Being Unprepared is Not an Option
What does the future hold for audit and compliance?
- By Simon Hill
- Mar 18, 2019
The cyber landscape has become so sophisticated that data breaches are now nothing new. Hackers are able to get their hands on countless sources of critical data and use it to their advantage, affecting millions and millions of consumers and citizens across the United States and beyond.
However, there are also many data breaches that aren’t in the public eye; there is a data goldmine that sits within the United States Federal Government which isn’t as widely documented, but just like anything, must be kept secure. The consequences of this data being stolen are extremely severe, with risks posed to state, national and global security if it falls into the wrong hands.
To combat this, the federal government must adhere to numerous policies and regulations to ensure the security of the data held.

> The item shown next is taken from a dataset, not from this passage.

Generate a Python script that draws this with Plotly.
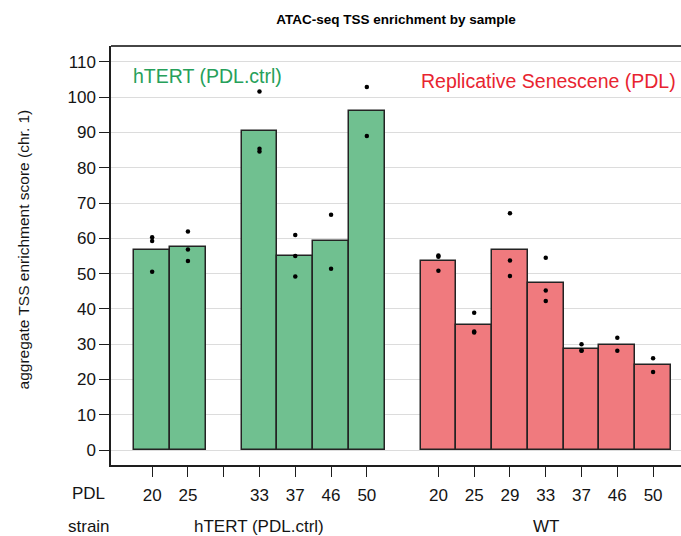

But, not all of these regulations and policies are applied to organizations sitting outside of the federal government, for example, contractors, which handle sensitive federal data when providing their services. This information must be protected to the same standards applied to federal organizations, and one regulation that is gaining attention is DFARS, the Defence Federal Acquisition Regulation Supplement which has the purpose of addressing this.

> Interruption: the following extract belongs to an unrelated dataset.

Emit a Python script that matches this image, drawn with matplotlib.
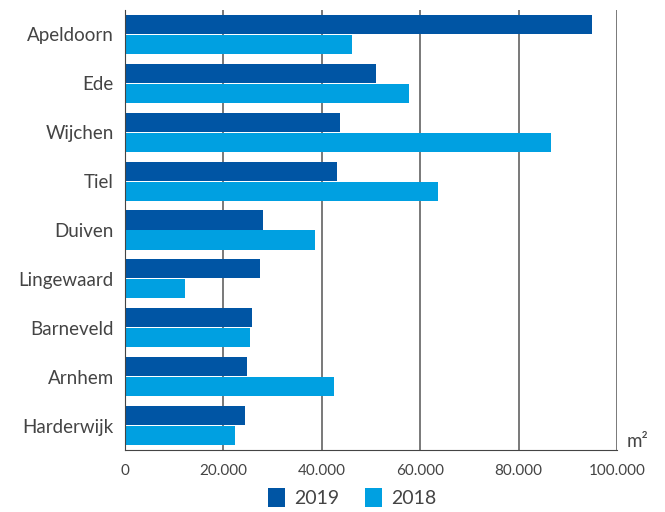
import numpy as np
import matplotlib
matplotlib.use('Agg')
import matplotlib.pyplot as plt

plt.rcParams['font.family'] = ['Lato', 'DejaVu Sans']

gemeenten = ['Apeldoorn', 'Ede', 'Wijchen', 'Tiel', 'Duiven', 'Lingewaard',
             'Barneveld', 'Arnhem', 'Harderwijk']
m2_2019 = [94900, 51000, 43700, 43100, 28000, 27400, 25800, 24800, 24400]
m2_2018 = [46100, 57700, 86600, 63600, 38600, 12200, 25400, 42500, 22400]
ticks = [0, 20000, 40000, 60000, 80000, 100000]
tick_labels = ['0', '20.000', '40.000', '60.000', '80.000', '100.000']

donker = '#0055A4'
licht = '#00A0E1'
grijs = '#444444'

fig = plt.figure(figsize=(6.65, 5.12), dpi=100)
ax = fig.add_axes([125 / 665, 62 / 512, 492 / 665, 440 / 512])

y = np.arange(len(gemeenten))
h = 0.39
ax.barh(y - 0.205, m2_2019, height=h, color=donker, label='2019', zorder=3)
ax.barh(y + 0.205, m2_2018, height=h, color=licht, label='2018', zorder=3)

ax.set_ylim(len(gemeenten) - 0.5, -0.5)
ax.set_xlim(0, 100000)
ax.set_yticks(y)
ax.set_yticklabels(gemeenten, fontsize=13.5, color=grijs)
ax.set_xticks(ticks)
ax.set_xticklabels(tick_labels, fontsize=11, color=grijs)
ax.tick_params(axis='y', length=0, pad=8)
ax.tick_params(axis='x', length=0, pad=10)

for t in ticks[1:]:
    ax.axvline(t, color='#555555', lw=1.1, zorder=2)

for s in ['top', 'right']:
    ax.spines[s].set_visible(False)
ax.spines['left'].set_color(grijs)
ax.spines['bottom'].set_color(grijs)
ax.spines['left'].set_zorder(4)

ax.text(1.02, 0.0, 'm²', transform=ax.transAxes, fontsize=13.5, color=grijs,
        ha='left', va='bottom')

fig.legend(loc='lower center', bbox_to_anchor=(0.53, -0.025), ncol=2, frameon=False,
           fontsize=14, handlelength=0.85, handleheight=1.1, handletextpad=0.5,
           columnspacing=1.3, labelcolor=grijs)

fig.savefig('out.png', dpi=100)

DFARS compliance has a primary objective of protecting Controlled Unclassified Information (CUI) and it is mandatory for any outside organization that conducts business with the Department of Defence (DoD) and as a result, processes, stores or transmits CUI. In particular, DFARS Clause 252.204-7012 compels DoD contractors to implement processes and controls to ensure that CDI is kept secure and that reporting mechanisms are in place to ensure cybersecurity incidents are reported.
The scope of DFARS increased in December 2017 to introduce mandatory cybersecurity requirements for contractors and subcontractors to the DoD. Despite this, awareness of the regulation is still low and many contractors are unprepared for an impending audit, oblivious of the challenges it can bring.
The Fine Print
The majority of the requirements of DFARS Clause 252.204-7012 arise from the obligation to meet all of the requirements set out in the NIST SP 800-171 publication. This governs how CUI should be handled and safeguarded in non-federal information systems and organizations.

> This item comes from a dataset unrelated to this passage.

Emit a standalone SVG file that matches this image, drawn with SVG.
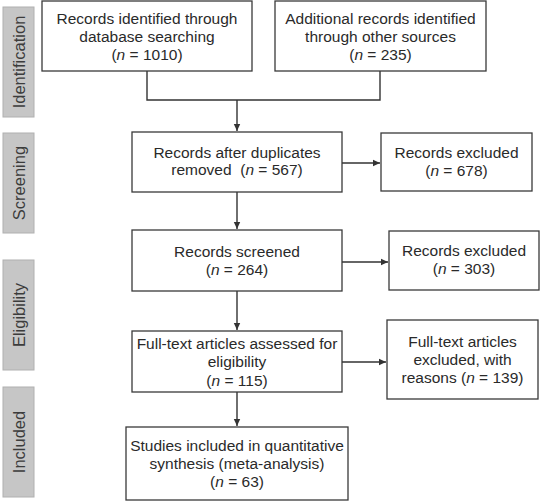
<svg xmlns="http://www.w3.org/2000/svg" width="540" height="502" viewBox="0 0 540 502">
<style>
.box{fill:#fff;stroke:#3a3a3a;stroke-width:1.3}
.t{font-family:"Liberation Sans",Arial,sans-serif;font-size:15.5px;fill:#2a2a2a;text-anchor:middle}
.side rect{fill:#c6c6c6;stroke:#b0b0b0;stroke-width:1}
.side text{font-family:"Liberation Sans",Arial,sans-serif;font-size:16.5px;fill:#3c3c3c;text-anchor:middle}
.c{fill:none;stroke:#333;stroke-width:1.4}
</style>
<defs>
<marker id="ah" markerWidth="8" markerHeight="8" refX="7" refY="4" orient="auto" markerUnits="userSpaceOnUse">
<path d="M0,0.8 L7,4 L0,7.2 Z" fill="#333"/>
</marker>
</defs>
<rect width="540" height="502" fill="#fff"/>
<g id="phase-identification" class="side"><rect x="3" y="7" width="31" height="110"/><text transform="translate(24.5,62) rotate(-90)">Identification</text></g>
<g id="phase-screening" class="side"><rect x="3" y="133" width="31" height="100"/><text transform="translate(24.5,183) rotate(-90)">Screening</text></g>
<g id="phase-eligibility" class="side"><rect x="3" y="260" width="31" height="110"/><text transform="translate(24.5,315) rotate(-90)">Eligibility</text></g>
<g id="phase-included" class="side"><rect x="3" y="387" width="31" height="110"/><text transform="translate(24.5,442) rotate(-90)">Included</text></g>

<g id="connectors">
<path class="c" d="M147,71 V100 H380 V71"/>
<path class="c" d="M237,100 V131" marker-end="url(#ah)"/>
<path class="c" d="M237,192 V229" marker-end="url(#ah)"/>
<path class="c" d="M237,291 V330" stroke-width="1.8" marker-end="url(#ah)"/>
<path class="c" d="M237,392 V426" stroke-width="1.8" marker-end="url(#ah)"/>
<path class="c" d="M342,163 H380" marker-end="url(#ah)"/>
<path class="c" d="M342,262 H388" marker-end="url(#ah)"/>
<path class="c" d="M342,362 H386" marker-end="url(#ah)"/>
</g>

<g id="n1"><rect class="box" x="42" y="1" width="210" height="70"/>
<text class="t" x="147" y="23.5">Records identified through</text>
<text class="t" x="147" y="41.5">database searching</text>
<text class="t" x="147" y="59.5">(<tspan font-style="italic">n</tspan> = 1010)</text></g>

<g id="n2"><rect class="box" x="275" y="1" width="211" height="70"/>
<text class="t" x="380.5" y="23.5">Additional records identified</text>
<text class="t" x="380.5" y="41.5">through other sources</text>
<text class="t" x="380.5" y="59.5">(<tspan font-style="italic">n</tspan> = 235)</text></g>

<g id="n3"><rect class="box" x="132" y="132" width="210" height="60"/>
<text class="t" x="237" y="158">Records after duplicates</text>
<text class="t" x="237" y="175">removed&#160; (<tspan font-style="italic">n</tspan> = 567)</text></g>

<g id="n4"><rect class="box" x="381" y="133" width="151" height="58"/>
<text class="t" x="456.5" y="157.5">Records excluded</text>
<text class="t" x="456.5" y="175.5">(<tspan font-style="italic">n</tspan> = 678)</text></g>

<g id="n5"><rect class="box" x="132" y="230" width="210" height="61"/>
<text class="t" x="237" y="257">Records screened</text>
<text class="t" x="237" y="275">(<tspan font-style="italic">n</tspan> = 264)</text></g>

<g id="n6"><rect class="box" x="389" y="231" width="150" height="59"/>
<text class="t" x="464" y="256">Records excluded</text>
<text class="t" x="464" y="274">(<tspan font-style="italic">n</tspan> = 303)</text></g>

<g id="n7"><rect class="box" x="132" y="331" width="210" height="61"/>
<text class="t" x="237" y="348.5">Full-text articles assessed for</text>
<text class="t" x="237" y="367">eligibility</text>
<text class="t" x="237" y="386">(<tspan font-style="italic">n</tspan> = 115)</text></g>

<g id="n8"><rect class="box" x="387" y="320" width="151" height="79"/>
<text class="t" x="462.5" y="346.5">Full-text articles</text>
<text class="t" x="462.5" y="364.5">excluded, with</text>
<text class="t" x="462.5" y="383">reasons (<tspan font-style="italic">n</tspan> = 139)</text></g>

<g id="n9"><rect class="box" x="126" y="427" width="222" height="73"/>
<text class="t" x="237" y="451">Studies included in quantitative</text>
<text class="t" x="237" y="469">synthesis (meta-analysis)</text>
<text class="t" x="237" y="487">(<tspan font-style="italic">n</tspan> = 63)</text></g>
</svg>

A primary NIST SP 800-171 requirement is to “implement cryptographic mechanisms to prevent unauthorized disclosure of CUI during transmission unless otherwise protected by alternative safeguards”. Unfortunately, this amounts to challenges and frustrations for many IT departments or individuals, as deploying encryption solutions is thought to be complex, costly and time-consuming. This is not welcome news to departments that are often restricted on budgets and resource. When standard solutions are deployed in an attempt to overcome this, the networks team can become blinded from knowing the type of traffic being encrypted, increasing the difficulty of their day-to-day operations and tasks.
Compliance is Not a Choice
Adhering to regulations such as DFARS is not an option for contractors; it isn’t something that can be implemented when or if time and resource is spare. However, complicated solutions aren’t the only way forward, and they shouldn’t be accepted as the ‘norm’. Network-agnostic solutions focus on protecting the data itself, providing an alternative to the solutions that focus on protecting the network infrastructure and eliminating the cost and complexity usually associated with the deployment of encryption. It is these factors that usually turn encryption into something organizations want to ignore. Additionally, focusing on data rather than the network allows for network visibility, enabling IT teams can continue to do their jobs effectively and that data in transit is protected, meeting the fundamental DFARS requirement.
Who Should be Granted Access?
This is a fundamental question asked by many organizations and is a key challenge of DoD contractor environments. Which personnel should be granted access to which information? In order to adhere to the NIST SP 800-171 requirement, contractors must “establish and manage cryptographic keys for cryptography employed in organizational systems”.
The question is answered with secure, role-based management systems, that allow only authorized access to security policies and the associated encryption keys. With this, contractors can be assured that the CUI within the system is secure and protected; at the same time ensuring that the requirements of DFARS are being adhered to. And the solution is future proof; even if the keys are stolen once, they won’t be able to be used again, as the encryption keys are rotated per policy at the interval prescribed by the authorized user.
Time is Running Out
We know that meeting DFARS cybersecurity requirements can bring several challenges for DoD contractors, but now is the time to adopt the right policies and strategies. The DoD now has various means of enforcement, with cybersecurity clauses being included in both vendor prime and subcontracts for DoD projects. There really is no escape: vendors who do not comply risk not only losing business opportunities with the DoD, but worse, could then be liable for breach of contract actions. It’s not an option, it’s not a choice, and it doesn’t have to be complicated. It’s time to stop shying away from regulations and face them head-on.